EXERCISE:
Copy the data that follows, character for character, minus the pictures.

MATERIAL PROVIDED:
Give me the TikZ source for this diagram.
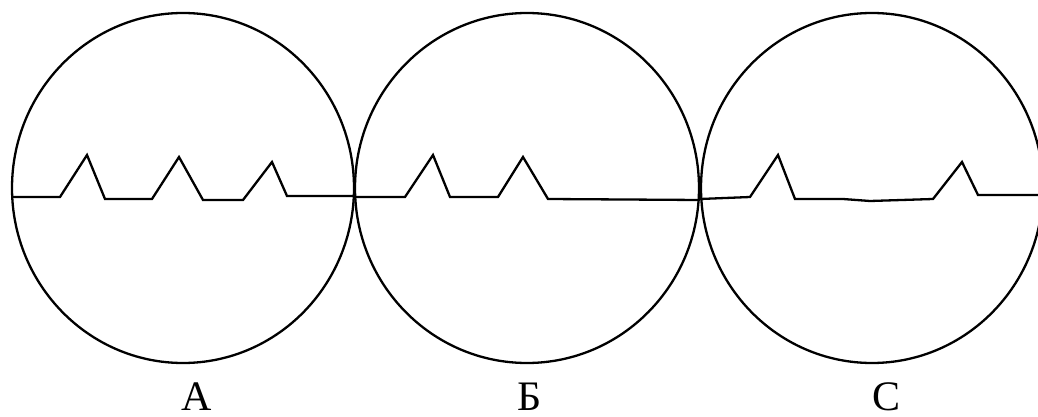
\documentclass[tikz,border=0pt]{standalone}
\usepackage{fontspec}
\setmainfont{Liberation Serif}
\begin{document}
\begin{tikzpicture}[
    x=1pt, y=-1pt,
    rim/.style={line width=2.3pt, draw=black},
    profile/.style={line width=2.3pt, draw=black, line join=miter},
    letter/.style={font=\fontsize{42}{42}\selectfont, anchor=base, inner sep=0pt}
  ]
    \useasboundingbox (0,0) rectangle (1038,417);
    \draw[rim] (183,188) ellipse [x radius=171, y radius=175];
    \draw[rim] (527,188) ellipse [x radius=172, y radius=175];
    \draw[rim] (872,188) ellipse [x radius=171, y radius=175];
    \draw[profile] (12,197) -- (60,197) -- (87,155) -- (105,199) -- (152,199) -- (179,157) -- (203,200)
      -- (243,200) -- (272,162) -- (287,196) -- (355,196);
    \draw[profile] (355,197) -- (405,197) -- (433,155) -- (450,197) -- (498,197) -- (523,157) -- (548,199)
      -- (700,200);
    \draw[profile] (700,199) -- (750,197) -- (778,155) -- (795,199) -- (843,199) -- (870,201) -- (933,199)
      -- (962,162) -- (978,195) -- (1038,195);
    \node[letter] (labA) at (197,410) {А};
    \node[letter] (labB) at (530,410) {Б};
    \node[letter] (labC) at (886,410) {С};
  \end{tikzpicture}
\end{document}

COMPLETED TASK:
Give me the TikZ source for this diagram.
\documentclass[tikz,border=0pt]{standalone}
\usepackage{fontspec}
\setmainfont{Liberation Serif}
\begin{document}
\begin{tikzpicture}[
    x=1pt, y=-1pt,
    rim/.style={line width=2.3pt, draw=black},
    profile/.style={line width=2.3pt, draw=black, line join=miter},
    letter/.style={font=\fontsize{42}{42}\selectfont, anchor=base, inner sep=0pt}
  ]
    \useasboundingbox (0,0) rectangle (1038,417);
    \draw[rim] (183,188) ellipse [x radius=171, y radius=175];
    \draw[rim] (527,188) ellipse [x radius=172, y radius=175];
    \draw[rim] (872,188) ellipse [x radius=171, y radius=175];
    \draw[profile] (12,197) -- (60,197) -- (87,155) -- (105,199) -- (152,199) -- (179,157) -- (203,200)
      -- (243,200) -- (272,162) -- (287,196) -- (355,196);
    \draw[profile] (355,197) -- (405,197) -- (433,155) -- (450,197) -- (498,197) -- (523,157) -- (548,199)
      -- (700,200);
    \draw[profile] (700,199) -- (750,197) -- (778,155) -- (795,199) -- (843,199) -- (870,201) -- (933,199)
      -- (962,162) -- (978,195) -- (1038,195);
    \node[letter] (labA) at (197,410) {А};
    \node[letter] (labB) at (530,410) {Б};
    \node[letter] (labC) at (886,410) {С};
  \end{tikzpicture}
\end{document}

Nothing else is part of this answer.